■ Data block
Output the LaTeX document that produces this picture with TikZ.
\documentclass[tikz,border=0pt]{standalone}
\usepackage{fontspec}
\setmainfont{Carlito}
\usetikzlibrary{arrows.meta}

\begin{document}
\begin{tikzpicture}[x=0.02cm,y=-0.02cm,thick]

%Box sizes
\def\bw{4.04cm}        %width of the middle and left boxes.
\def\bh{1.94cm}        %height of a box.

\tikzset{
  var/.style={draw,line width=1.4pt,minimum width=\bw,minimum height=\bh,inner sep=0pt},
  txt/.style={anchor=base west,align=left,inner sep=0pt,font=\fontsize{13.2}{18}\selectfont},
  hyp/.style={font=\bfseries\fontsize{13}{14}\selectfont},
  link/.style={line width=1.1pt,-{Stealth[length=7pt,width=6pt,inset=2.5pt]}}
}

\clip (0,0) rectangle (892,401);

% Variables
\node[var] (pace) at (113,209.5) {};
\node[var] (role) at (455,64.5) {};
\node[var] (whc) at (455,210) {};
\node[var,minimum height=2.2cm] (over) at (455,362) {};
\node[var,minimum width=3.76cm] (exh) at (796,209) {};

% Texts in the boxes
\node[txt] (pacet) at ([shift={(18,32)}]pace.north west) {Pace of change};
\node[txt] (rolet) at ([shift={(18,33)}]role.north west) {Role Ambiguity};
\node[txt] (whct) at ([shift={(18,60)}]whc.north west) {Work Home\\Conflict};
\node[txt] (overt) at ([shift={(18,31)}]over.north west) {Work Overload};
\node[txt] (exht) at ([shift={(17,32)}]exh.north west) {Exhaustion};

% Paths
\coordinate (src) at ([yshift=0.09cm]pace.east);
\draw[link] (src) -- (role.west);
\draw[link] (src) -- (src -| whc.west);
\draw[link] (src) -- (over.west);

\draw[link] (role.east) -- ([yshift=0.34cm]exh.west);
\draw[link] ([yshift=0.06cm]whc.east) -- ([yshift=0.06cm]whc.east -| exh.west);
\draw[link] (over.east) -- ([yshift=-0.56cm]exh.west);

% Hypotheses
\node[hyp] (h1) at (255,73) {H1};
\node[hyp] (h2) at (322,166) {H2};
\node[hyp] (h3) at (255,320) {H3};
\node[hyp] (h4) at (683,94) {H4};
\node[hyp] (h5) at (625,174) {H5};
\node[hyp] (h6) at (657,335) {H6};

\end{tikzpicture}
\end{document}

■ Given problem
Look at the material above and copy, word for word, its lines from the first through the one containing "width=3.76cm] (exh) at".

■ Output of the exercise
Output the LaTeX document that produces this picture with TikZ.
\documentclass[tikz,border=0pt]{standalone}
\usepackage{fontspec}
\setmainfont{Carlito}
\usetikzlibrary{arrows.meta}

\begin{document}
\begin{tikzpicture}[x=0.02cm,y=-0.02cm,thick]

%Box sizes
\def\bw{4.04cm}        %width of the middle and left boxes.
\def\bh{1.94cm}        %height of a box.

\tikzset{
  var/.style={draw,line width=1.4pt,minimum width=\bw,minimum height=\bh,inner sep=0pt},
  txt/.style={anchor=base west,align=left,inner sep=0pt,font=\fontsize{13.2}{18}\selectfont},
  hyp/.style={font=\bfseries\fontsize{13}{14}\selectfont},
  link/.style={line width=1.1pt,-{Stealth[length=7pt,width=6pt,inset=2.5pt]}}
}

\clip (0,0) rectangle (892,401);

% Variables
\node[var] (pace) at (113,209.5) {};
\node[var] (role) at (455,64.5) {};
\node[var] (whc) at (455,210) {};
\node[var,minimum height=2.2cm] (over) at (455,362) {};
\node[var,minimum width=3.76cm] (exh) at (796,209) {};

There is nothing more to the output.